Answer: I agree with you - it is way too early for spider mite damage. Spider mites like hot, dusty conditions - normally found in late summer. When they feed (which is on the undersides of the leaves) they leave a stippling effect on the foliage, not yellow blotches. I think instead of insect pests, your plants are showing symptoms of disease. It's hard for me to diagnose without actually inspecting the plants, but two problems common to tomatoes come to mind:
Early blight is caused by Alternaria solani. The fungus causes disease in tomato, potato, eggplant, horse nettle, and black nightshade. It is very destructive in temperate humid climates. Although the disease is called "early" blight, it can occur on the plant at all stages of development. Early blight can cause a decrease in fruit quantity and quality.
Leaf spots are circular, up to 1/2" in diameter, and dark to light brown. They have a distinct pattern of concentric rings, like a target. Spots may occur singly or in large numbers on the leaf. The leaf may turn yellow, then brown, and fall off. Older leaves are usually affected before the disease works up the plant. In a severe infection, the entire plant may be defoliated. Defoliation may cause the fruit to become sun scalded.
The fruit is usually affected at the stem end. One or more firm, depressed rot spots appear on either the green or ripe fruit. The spots usually have distinct concentric rings; they may appear leathery and may be covered with a velvety mass of black spores.
Prevention. Use disease-free seed and transplants. Resistant varieties are available. Avoid planting near potatoes or other tomatoes. Avoid injury to the plant, especially during transplanting. Long crop rotations are important. High soil fertility reduces the severity of this disease, as does maintaining plant vigor. Limit leaf wetness by watering early in the day and by watering at the base of the plant. Control weeds, especially horse nettle and black nightshade. Eradicate volunteer tomato plants. Remove or destroy debris immediately after harvest, or at least plow under deeply. If disease is severe enough to warrant chemical control, select one of the following fungicides: maneb, mancozeb, chlorothalonil, or fixed copper. Follow the directions on the label.
Septoria Leaf Spot
Septoria leaf spot is caused by Septoria lycopersici. It is one of the most destructive diseases of tomato foliage. The fungus can cause disease on tomato, potato, eggplant, petunia, nightshade weeds, horse nettle, and ground cherry.
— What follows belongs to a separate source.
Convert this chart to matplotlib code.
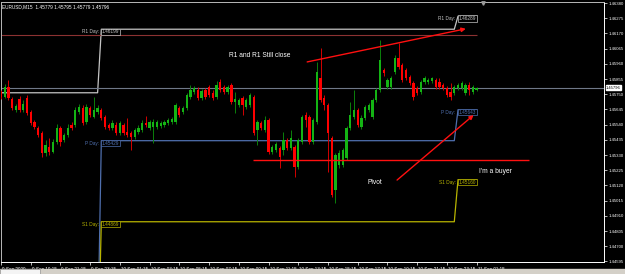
import numpy as np
import matplotlib
matplotlib.use("Agg")
import matplotlib.pyplot as plt
import matplotlib.transforms as mtransforms
from matplotlib.patches import Rectangle

plt.rcParams['font.family'] = ['Liberation Sans', 'DejaVu Sans']

# === EURUSD M15 candles, prices in points (1 point = 0.00001) ===
opens = [
    145765, 145731, 145800, 145717, 145641, 145717, 145641, 145724, 145627, 145558,
    145516, 145482, 145344, 145385, 145351, 145420, 145516, 145434, 145468, 145537,
    145537, 145627, 145655, 145558, 145655, 145593, 145627, 145641, 145593, 145537,
    145516, 145537, 145482, 145537, 145489, 145482, 145454, 145489, 145503, 145551,
    145516, 145523, 145523, 145530, 145537, 145551, 145558, 145558, 145655, 145627,
    145655, 145731, 145765, 145779, 145724, 145779, 145800, 145758, 145731, 145834,
    145800, 145765, 145814, 145696, 145675, 145724, 145662, 145675, 145731, 145503,
    145551, 145503, 145572, 145351, 145365, 145378, 145365, 145434, 145378, 145385,
    145247, 145420, 145606, 145593, 145420, 145558, 145862, 145724, 145675, 145447,
    145088, 145261, 145261, 145309, 145516, 145593, 145641, 145523, 145586, 145641,
    145593, 145710, 145779, 145917, 145800, 145800, 145904, 146000, 145952, 145917,
    145869, 145827, 145793, 145765, 145834, 145834, 145841, 145848, 145834, 145814,
    145793, 145765, 145758, 145793, 145793, 145758, 145814, 145765, 145779,
]
closes = [
    145731, 145800, 145724, 145655, 145669, 145641, 145682, 145620, 145551, 145523,
    145468, 145344, 145399, 145351, 145420, 145516, 145420, 145468, 145516, 145516,
    145641, 145662, 145551, 145662, 145606, 145641, 145655, 145586, 145523, 145516,
    145551, 145482, 145551, 145482, 145468, 145454, 145503, 145516, 145551, 145537,
    145558, 145558, 145558, 145551, 145558, 145572, 145579, 145675, 145606, 145655,
    145745, 145779, 145793, 145724, 145772, 145731, 145745, 145724, 145814, 145779,
    145765, 145800, 145696, 145717, 145710, 145675, 145710, 145745, 145482, 145558,
    145516, 145572, 145351, 145385, 145406, 145316, 145434, 145378, 145447, 145247,
    145434, 145593, 145572, 145420, 145572, 145904, 145710, 145675, 145482, 145054,
    145330, 145344, 145365, 145516, 145606, 145641, 145537, 145586, 145662, 145675,
    145710, 145779, 145986, 145897, 145848, 145862, 146000, 145938, 145848, 145862,
    145827, 145731, 145758, 145834, 145862, 145848, 145862, 145800, 145800, 145793,
    145745, 145731, 145800, 145814, 145827, 145814, 145779, 145800, 145796,
]
highs = [
    145779, 145821, 145848, 145731, 145682, 145738, 145710, 145745, 145641, 145572,
    145530, 145496, 145434, 145447, 145440, 145544, 145530, 145482, 145544, 145558,
    145662, 145682, 145675, 145682, 145669, 145731, 145675, 145655, 145606, 145551,
    145572, 145558, 145565, 145551, 145586, 145496, 145516, 145537, 145572, 145599,
    145572, 145579, 145572, 145565, 145572, 145586, 145593, 145689, 145669, 145669,
    145758, 145814, 145807, 145800, 145786, 145793, 145814, 145779, 145841, 145855,
    145814, 145814, 145827, 145765, 145724, 145738, 145724, 145758, 145745, 145572,
    145565, 145599, 145586, 145399, 145420, 145392, 145489, 145447, 145503, 145399,
    145447, 145606, 145627, 145606, 145586, 145973, 146069, 145745, 145689, 145461,
    145344, 145365, 145378, 145530, 145696, 145779, 145655, 145606, 145675, 145689,
    145724, 145793, 146125, 145931, 145862, 145876, 146021, 146104, 145966, 145931,
    145883, 145841, 145807, 145848, 145876, 145862, 145869, 145862, 145862, 145827,
    145807, 145827, 145814, 145827, 145841, 145827, 145834, 145814, 145800,
]
lows = [
    145717, 145724, 145710, 145641, 145627, 145627, 145627, 145606, 145537, 145510,
    145454, 145316, 145323, 145330, 145344, 145406, 145392, 145420, 145454, 145503,
    145523, 145613, 145537, 145544, 145593, 145586, 145613, 145572, 145510, 145503,
    145503, 145468, 145468, 145468, 145454, 145365, 145440, 145475, 145489, 145523,
    145503, 145413, 145510, 145516, 145523, 145537, 145544, 145544, 145593, 145613,
    145641, 145717, 145751, 145710, 145710, 145717, 145731, 145710, 145717, 145765,
    145751, 145751, 145682, 145620, 145662, 145606, 145648, 145662, 145468, 145399,
    145503, 145489, 145337, 145337, 145351, 145240, 145330, 145365, 145365, 145178,
    145233, 145406, 145523, 145406, 145406, 145544, 145696, 145641, 145213, 145040,
    144998, 145240, 145247, 145295, 145503, 145579, 145523, 145510, 145572, 145627,
    145579, 145696, 145765, 145876, 145786, 145786, 145890, 145924, 145834, 145848,
    145814, 145710, 145745, 145751, 145821, 145821, 145827, 145786, 145786, 145779,
    145731, 145710, 145745, 145779, 145779, 145745, 145745, 145751, 145772,
]

# === Daily pivot levels (day start bar index) ===
day_start = [0, 27, 123]
r1_levels = [1.45760, 1.46199, 1.46289]
p_levels = [1.44000, 1.45429, 1.45643]
s1_levels = [1.43800, 1.44869, 1.45160]
r1_text = ["", "1.46199", "1.46289"]
p_text = ["", "1.45429", "1.45643"]
s1_text = ["", "1.44869", "1.45160"]

upper_level = 1.46159   # dark red horizontal line
bid = 1.45796

# === Hand drawn objects (bar index, price) ===
arrow_r1 = [(82.4, 1.45973), (125.1, 1.46202)]
arrow_buy = [(106.6, 1.45157), (127.2, 1.45606)]
pivot_line = [(67.7, 142.1), 1.45293]
notes = [
    ("R1 and R1 Still close", 69.7, 1.46014),
    ("Pivot", 100.5, 1.45143),
    ("I'm a buyer", 133.0, 1.45213),
]

# === Axis ticks ===
ytick_vals = [1.46380, 1.46275, 1.46170, 1.46065, 1.45960, 1.45855, 1.45750,
              1.45645, 1.45540, 1.45435, 1.45330, 1.45225, 1.45120, 1.45015,
              1.44910, 1.44805, 1.44700, 1.44595]
xtick_pos = [0, 8, 16, 24, 32, 40, 48, 56, 64, 72, 80, 88, 96, 104, 112, 120, 128]
xtick_lbl = ["9 Sep 2009", "9 Sep 19:15", "9 Sep 21:15", "9 Sep 23:15",
             "10 Sep 01:15", "10 Sep 03:15", "10 Sep 05:15", "10 Sep 07:15",
             "10 Sep 09:15", "10 Sep 11:15", "10 Sep 13:15", "10 Sep 15:15",
             "10 Sep 17:15", "10 Sep 19:15", "10 Sep 21:15", "10 Sep 23:15",
             "11 Sep 01:15"]

o = np.array(opens) / 1e5
c = np.array(closes) / 1e5
h = np.array(highs) / 1e5
l = np.array(lows) / 1e5
x = np.arange(len(c))
n = len(c)

fig = plt.figure(figsize=(6.25, 2.74), dpi=100, facecolor='black')
ax = fig.add_axes([1 / 625, 12 / 274, 603 / 625, 260 / 274], facecolor='black')

# === Candles ===
up = c >= o
body_col = np.where(up, '#14b414', '#ff0000')
wick_col = np.where(up, '#0b800b', '#d40000')
ax.vlines(x, l, h, colors=wick_col, linewidth=0.7, zorder=3)
body_h = np.maximum(np.abs(c - o), 0.00003)
ax.bar(x, body_h, bottom=np.minimum(o, c), width=0.62, color=body_col,
       linewidth=0, zorder=4)

# === Pivot indicator lines ===
lengths = np.diff(day_start + [n])
pivot_cfg = [
    (r1_levels, r1_text, "R1 Day:", '#c4c4c4'),
    (p_levels, p_text, "P Day:", '#4f6fae'),
    (s1_levels, s1_text, "S1 Day:", '#b8b400'),
]
for levels, texts, name, col in pivot_cfg:
    ax.plot(x, np.repeat(levels, lengths), color=col, linewidth=0.9, zorder=2)
    for k in range(1, len(day_start)):
        ax.text(day_start[k] - 0.3, levels[k], name + " ", color=col,
                fontsize=3.4, ha='right', va='top', zorder=5)
        ax.text(day_start[k] + 0.2, levels[k], texts[k], color=col,
                fontsize=3.4, ha='left', va='top', zorder=5,
                bbox=dict(boxstyle='square,pad=0.15', fc='black', ec=col, lw=0.5))

ax.hlines(upper_level, 0, n - 1, color='#8c3232', linewidth=0.8, zorder=2)
ax.axhline(bid, color='#6f7888', linewidth=0.8, zorder=2)

# === Trend lines and notes ===
for start, end in [arrow_r1, arrow_buy]:
    ax.annotate('', xy=end, xytext=start, zorder=6,
                arrowprops=dict(arrowstyle='-|>', color='#ff1010', lw=1.0,
                                mutation_scale=6, shrinkA=0, shrinkB=0))
ax.hlines(pivot_line[1], pivot_line[0][0], pivot_line[0][1], color='#ff1010',
          linewidth=1.0, zorder=6)
for txt, tx, ty in notes:
    ax.text(tx, ty, txt, color='white', fontsize=4.8, ha='center',
            va='center', zorder=7)

# chart shift marker
ax.plot(129.8, 1.46382, marker='v', markersize=2.5, color='#9a9a9a',
        clip_on=False, zorder=7)

ax.text(0.002, 0.992, "EURUSD,M15  1.45779 1.45795 1.45779 1.45796",
        transform=ax.transAxes, color='white', fontsize=3.4, va='top', ha='left')

# === Axes ===
ax.set_xlim(0.19, 162.29)
ax.set_ylim(1.44591, 1.46387)
ax.yaxis.tick_right()
ax.set_yticks(ytick_vals)
ax.set_yticklabels(["%.5f" % v for v in ytick_vals])
ax.set_xticks(xtick_pos)
ax.set_xticklabels(xtick_lbl, ha='left')
ax.tick_params(axis='y', colors='white', labelsize=3.1, length=2, width=0.5, pad=1.2)
ax.tick_params(axis='x', colors='white', labelsize=3.3, length=2.5, width=0.5, pad=0.8)
for lbl in ax.get_xticklabels():
    lbl.set_transform(lbl.get_transform() +
                      mtransforms.ScaledTranslation(1 / 100, 0, fig.dpi_scale_trans))
for side in ['top', 'left']:
    ax.spines[side].set_color('#b8b8b8')
for side in ['right', 'bottom']:
    ax.spines[side].set_color('white')
for sp in ax.spines.values():
    sp.set_linewidth(0.7)

# bid price box on the price scale
trans = mtransforms.blended_transform_factory(ax.transAxes, ax.transData)
ax.text(1.003, bid, "%.5f" % bid, transform=trans, color='black', fontsize=3.0,
        ha='left', va='center', clip_on=False, zorder=8,
        bbox=dict(boxstyle='square,pad=0.05', fc='white', ec='white'))

# status strip at the bottom
fig.patches.append(Rectangle((0, 0), 1, 5 / 274, transform=fig.transFigure,
                             color='#d4d0c8', zorder=0))
fig.patches.append(Rectangle((0, 0), 40 / 625, 5 / 274, transform=fig.transFigure,
                             fc='#f4f4f4', ec='#808080', lw=0.4, zorder=1))

fig.savefig('out.png', dpi=100, facecolor='black')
Defoliation of the plant leads to a decreased yield.
Symptoms. Symptoms of this disease can be found on the leaves and other green parts of the tomato plant. Small, round, yellowish spots appear on the leaves, usually after the first fruit sets. Symptoms generally start on the lower leaves first. The spots later become brown or grayish and may have a yellowish or dark border. On susceptible tomato varieties, leaf spots may be up to 1/8" in diameter; but they are smaller on resistant varieties. Dark specks or dots appear in the center of the spots on susceptible varieties. These are usually fewer or absent on resistant varieties. Heavily infected leaves fall off, normally starting at the bottom of the plant and progressing upward. Fruit infection is rare.
Disease Identification. Leaf spots are small and may have dark specks in them; no spots on fruit.
Similar Diseases. Similar diseases exhibit somewhat different symptoms. Early blight leaf spots are generally larger (1/2"), have a target appearance, and may have a light-colored ring around each spot. Early blight causes large target-like spots near the stem of green or ripe fruit. Leaf spots caused by bacterial speck and bacterial spot are dark brown to black. They may have a yellow ring around them. These diseases cause dark specks or spots on the fruit.
Prevention. Use disease-free seeds and transplants. Resistant varieties are available and should be used whenever possible. A crop rotation of 1 to 3 years, controls weed hosts and , therefore, decreases the level of disease. Planting early may help reduce disease, since the pathogen prefers warm temperatures. Avoid working in plantings when leaves are wet. Stake plants to keep foliage dry and off the ground. Avoid overhead irrigation. Immediately after harvest, remove all debris from the field and bury it. As an alternative, use a rotary `brush-hog' mower and plow under debris. These techniques prevent the fungus from moving to other hosts to overwinter on them. Repeated fungicide applications will keep the disease in check.
Hope this information helps you determine the problem with your tomato plants.